● **Objective**
Identify the lines that include the word "document", then copy all of them.

● **Data**
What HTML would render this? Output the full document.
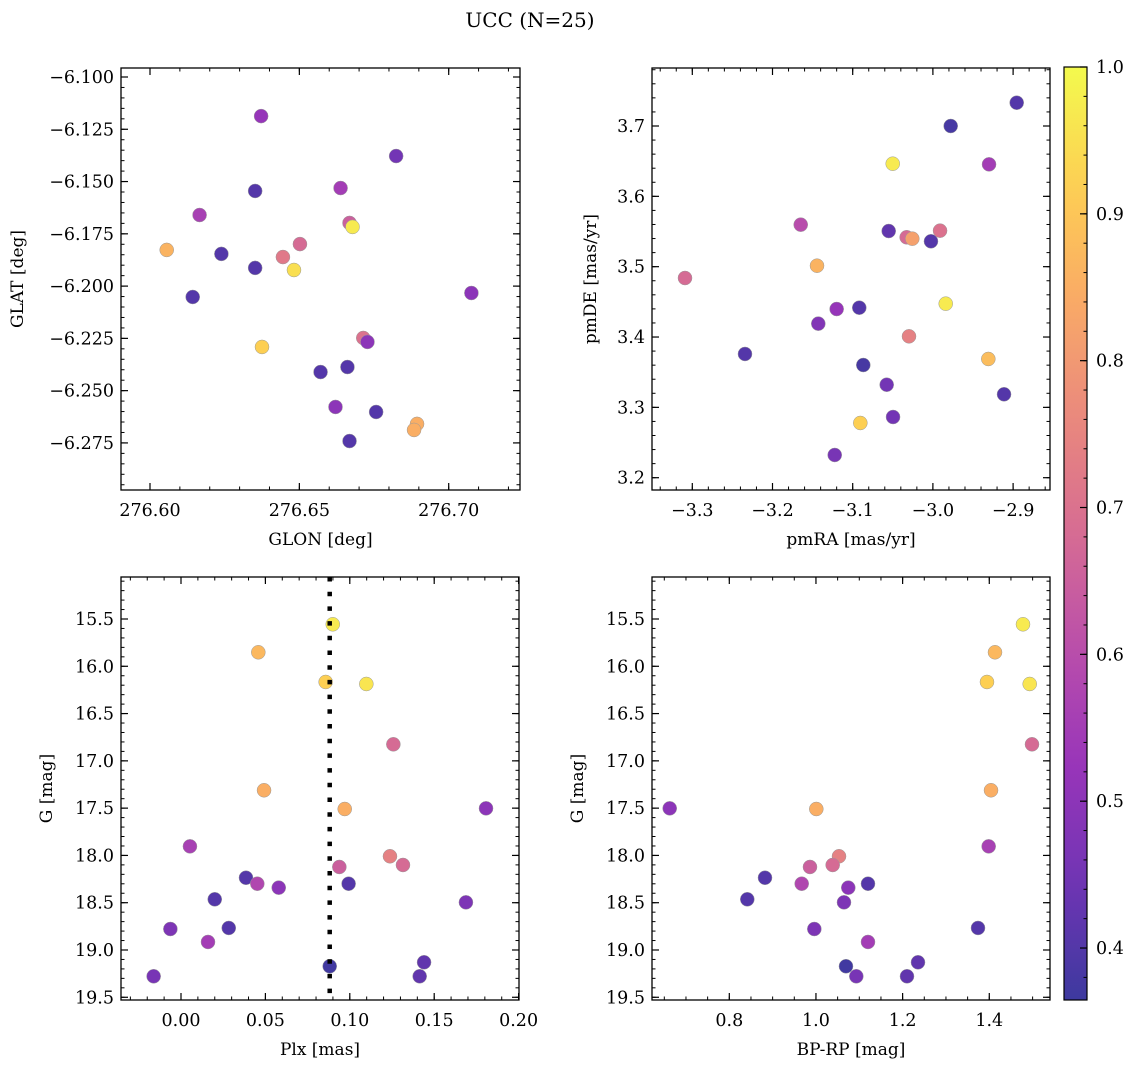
<!DOCTYPE html>
<html><head><meta charset="utf-8"><style>
html,body{margin:0;padding:0;background:#fff;}
svg text{font-family:"DejaVu Serif","Liberation Serif",serif;fill:#000;}
</style></head><body>
<svg id="fig" width="1136" height="1067" xmlns="http://www.w3.org/2000/svg">
<text x="530" y="27" font-size="20" text-anchor="middle">UCC (N=25)</text>
</svg>
<script>
// Panel 1 data: GLON / GLAT
const glon = [276.6372,276.6824,276.6638,276.6352,276.6166,276.6668,276.6678,276.6056,276.6239,276.6502,276.6445,276.6352,276.6482,276.6143,276.7076,276.6375,276.6714,276.6728,276.6571,276.6661,276.6621,276.6757,276.6894,276.6884,276.6668];
const glat = [-6.1187,-6.1378,-6.1531,-6.1545,-6.166,-6.1698,-6.1717,-6.1827,-6.1846,-6.1799,-6.1861,-6.1913,-6.1923,-6.2052,-6.2033,-6.2291,-6.2248,-6.2267,-6.2411,-6.2387,-6.2578,-6.2602,-6.2659,-6.2688,-6.2741];
const prob1 = [0.52,0.45,0.55,0.4,0.56,0.65,0.97,0.86,0.4,0.68,0.72,0.4,0.95,0.4,0.5,0.92,0.7,0.5,0.4,0.4,0.5,0.4,0.85,0.85,0.4];
// Panel 2 data: pmRA / pmDE
const pmra = [-2.8955,-2.9778,-3.0501,-2.93,-3.1648,-3.0551,-3.0327,-3.0257,-3.0024,-2.9911,-3.1445,-3.3091,-2.984,-3.12,-3.0918,-3.1429,-3.0298,-3.2343,-2.9309,-3.0868,-3.0576,-2.9113,-3.0497,-3.0905,-3.1224];
const pmde = [3.7331,3.7,3.6464,3.6455,3.5597,3.5507,3.5418,3.5398,3.5361,3.5512,3.5014,3.4839,3.4474,3.4398,3.4417,3.419,3.401,3.3759,3.3688,3.3602,3.3322,3.3186,3.2863,3.2778,3.2323];
const prob2 = [0.4,0.38,0.97,0.55,0.6,0.42,0.68,0.82,0.4,0.7,0.86,0.68,0.97,0.52,0.4,0.48,0.74,0.4,0.88,0.38,0.45,0.4,0.45,0.92,0.46];
// Panel 3 data: Plx / G
const plx = [0.0899,0.0458,0.0857,0.1098,0.1258,0.0492,0.097,0.1807,0.0053,0.1238,0.1315,0.0938,0.0385,0.0452,0.0579,0.0993,0.02,0.1688,-0.0063,0.0283,0.016,0.0881,0.144,0.1414,-0.0162];
const gmag = [15.556,15.852,16.166,16.187,16.825,17.311,17.509,17.502,17.904,18.009,18.101,18.122,18.236,18.299,18.341,18.299,18.464,18.496,18.778,18.767,18.915,19.172,19.13,19.278,19.278];
const prob3 = [0.97,0.87,0.92,0.96,0.68,0.85,0.85,0.5,0.56,0.74,0.68,0.65,0.4,0.58,0.5,0.4,0.4,0.47,0.47,0.4,0.55,0.37,0.42,0.42,0.46];
const plxMean = [0.0881];
// Panel 4 data: BP-RP / G (same stars/G as panel 3)
const bprp = [1.4778,1.4132,1.3947,1.4933,1.4986,1.404,1.0008,0.6625,1.3986,1.0532,1.0386,0.9862,0.8824,0.9671,1.0746,1.1201,0.8415,1.0647,0.9962,1.374,1.1201,1.0693,1.2355,1.2101,1.0931];
// tick labels
const ticks1x = ["276.60","276.65","276.70"];
const ticks1y = ["-6.100","-6.125","-6.150","-6.175","-6.200","-6.225","-6.250","-6.275"];
const ticks2x = ["-3.3","-3.2","-3.1","-3.0","-2.9"];
const ticks2y = ["3.2","3.3","3.4","3.5","3.6","3.7"];
const ticks3x = ["0.00","0.05","0.10","0.15","0.20"];
const ticksG = ["15.5","16.0","16.5","17.0","17.5","18.0","18.5","19.0","19.5"];
const ticks4x = ["0.8","1.0","1.2","1.4"];
const ticksCb = ["0.4","0.5","0.6","0.7","0.8","0.9","1.0"];

const NS="http://www.w3.org/2000/svg";
const svg=document.getElementById('fig');
function el(tag,attrs,parent){const e=document.createElementNS(NS,tag);for(const k in attrs)e.setAttribute(k,attrs[k]);(parent||svg).appendChild(e);return e;}
const VMIN=0.3646,VMAX=1.0;
const stops=[[13,8,135],[76,2,161],[126,3,168],[168,34,150],[204,71,120],[229,107,93],[248,149,64],[253,195,40],[240,249,33]];
function plasma(t){t=Math.max(0,Math.min(1,t));const p=t*8,i=Math.min(7,Math.floor(p)),f=p-i;const a=stops[i],b=stops[i+1];
 const c=a.map((v,k)=>Math.round(v+(b[k]-v)*f));
 return 'rgb('+c.map(v=>Math.round(v*0.8+255*0.2)).join(',')+')';}
function fmt(s){return s.replace('-','\u2212');}
const FS=17.5;

function panel(name,L,T,R,B,xmin,xmax,ymin,ymax,invertY,xt,yt,xMinorStep,yMinorStep,xlabel,ylabel,xs,ys,ps){
 const g=el('g',{});
 
 
 const sx=v=>L+(v-xmin)/(xmax-xmin)*(R-L);
 const sy=invertY? v=>T+(v-ymin)/(ymax-ymin)*(B-T) : v=>B-(v-ymin)/(ymax-ymin)*(B-T);
 ps.forEach((p,i)=>{
  const c=el('circle',{cx:sx(xs[i]),cy:sy(ys[i]),r:7,fill:plasma((ps[i]-VMIN)/(VMAX-VMIN)),stroke:'#9a9a9a','stroke-width':0.5},g);
  
  
 });
 for(let v=Math.ceil(xmin/xMinorStep-1e-6)*xMinorStep;v<=xmax+1e-9;v+=xMinorStep){const x=sx(v);
  el('line',{x1:x,x2:x,y1:B,y2:B-3.5,stroke:'#000','stroke-width':1},g);el('line',{x1:x,x2:x,y1:T,y2:T+3.5,stroke:'#000','stroke-width':1},g);}
 const ylo=Math.min(ymin,ymax),yhi=Math.max(ymin,ymax);
 for(let v=Math.ceil(ylo/yMinorStep-1e-6)*yMinorStep;v<=yhi+1e-9;v+=yMinorStep){const y=sy(v);
  el('line',{x1:L,x2:L+3.5,y1:y,y2:y,stroke:'#000','stroke-width':1},g);el('line',{x1:R,x2:R-3.5,y1:y,y2:y,stroke:'#000','stroke-width':1},g);}
 xt.forEach(s=>{const x=sx(parseFloat(s));
  el('line',{x1:x,x2:x,y1:B,y2:B-7,stroke:'#000','stroke-width':1.2},g);el('line',{x1:x,x2:x,y1:T,y2:T+7,stroke:'#000','stroke-width':1.2},g);
  const t=el('text',{x:x,y:B+26,'font-size':FS,'text-anchor':'middle'},g);t.textContent=fmt(s);
  
  });
 yt.forEach(s=>{const y=sy(parseFloat(s));
  el('line',{x1:L,x2:L+7,y1:y,y2:y,stroke:'#000','stroke-width':1.2},g);el('line',{x1:R,x2:R-7,y1:y,y2:y,stroke:'#000','stroke-width':1.2},g);
  const t=el('text',{x:L-7,y:y+6,'font-size':FS,'text-anchor':'end'},g);t.textContent=fmt(s);
  
  });
 el('rect',{x:L,y:T,width:R-L,height:B-T,fill:'none',stroke:'#000','stroke-width':1.3},g);
 const xl=el('text',{x:(L+R)/2,y:B+55,'font-size':17,'text-anchor':'middle'},g);xl.textContent=xlabel;
 
 
 const cyy=(T+B)/2;
 const yl=el('text',{x:0,y:0,'font-size':17,'text-anchor':'middle',transform:`translate(${ylabel[1]},${cyy}) rotate(-90)`},g);yl.textContent=ylabel[0];
 
 
 return {sx,sy,g};
}
const X1=276.6+(121-150)/2987, X1b=276.6+(520-150)/2987;
const Y1a=-6.1-(490-77)/2091, Y1b=-6.1+(77-68)/2091;
panel('glon-glat-panel',121,68,520,490,X1,X1b,Y1a,Y1b,false,ticks1x,ticks1y,0.01,0.005,'GLON [deg]',['GLAT [deg]',23],glon,glat,prob1);
panel('pm-panel',652,68,1050,490,-3.3+(652-692.3)/802,-3.3+(1050-692.3)/802,3.2-(490-477.7)/703.4,3.7+(126-68)/703.4,false,ticks2x,ticks2y,0.02,0.02,'pmRA [mas/yr]',['pmDE [mas/yr]',596],pmra,pmde,prob2);
const gTop=15.5-(619-577)/94.57, gBot=15.5+(1000-619)/94.57;
const p3=panel('plx-g-panel',121,577,519,1000,(121-181)/1688,(519-181)/1688,gTop,gBot,true,ticks3x,ticksG,0.01,0.1,'Plx [mas]',['G [mag]',52],plx,gmag,prob3);
const ml=el('line',{x1:p3.sx(plxMean[0]),x2:p3.sx(plxMean[0]),y1:577,y2:1000,stroke:'#000','stroke-width':4.5,'stroke-dasharray':'4.5,10.2'},p3.g);


panel('cmd-panel',652,577,1050,1000,0.8+(652-729.3)/433.3,0.8+(1050-729.3)/433.3,gTop,gBot,true,ticks4x,ticksG,0.05,0.1,'BP-RP [mag]',['G [mag]',583],bprp,gmag,prob3);

// colorbar
const cb=el('g',{});


const CL=1064,CR=1087,CT=67,CB=1000;
const defs=el('defs',{},cb);const lg=el('linearGradient',{id:'cbg',x1:0,y1:1,x2:0,y2:0},defs);
for(let i=0;i<=20;i++){el('stop',{offset:i/20,'stop-color':plasma(i/20)},lg);}
el('rect',{x:CL,y:CT,width:CR-CL,height:CB-CT,fill:'url(#cbg)',stroke:'#000','stroke-width':1.2},cb);
const cy=v=>CB-(v-VMIN)/(VMAX-VMIN)*(CB-CT);
for(let v=0.38;v<=1.0001;v+=0.02){el('line',{x1:CR,x2:CR-3.5,y1:cy(v),y2:cy(v),stroke:'#000','stroke-width':1},cb);}
ticksCb.forEach(s=>{const y=cy(parseFloat(s));el('line',{x1:CR,x2:CR-7,y1:y,y2:y,stroke:'#000','stroke-width':1.2},cb);
 const t=el('text',{x:CR+9,y:y+6,'font-size':FS},cb);t.textContent=s;
 
 });
</script>
</body></html>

● **Reply**
What HTML would render this? Output the full document.
const svg=document.getElementById('fig');
function el(tag,attrs,parent){const e=document.createElementNS(NS,tag);for(const k in attrs)e.setAttribute(k,attrs[k]);(parent||svg).appendChild(e);return e;}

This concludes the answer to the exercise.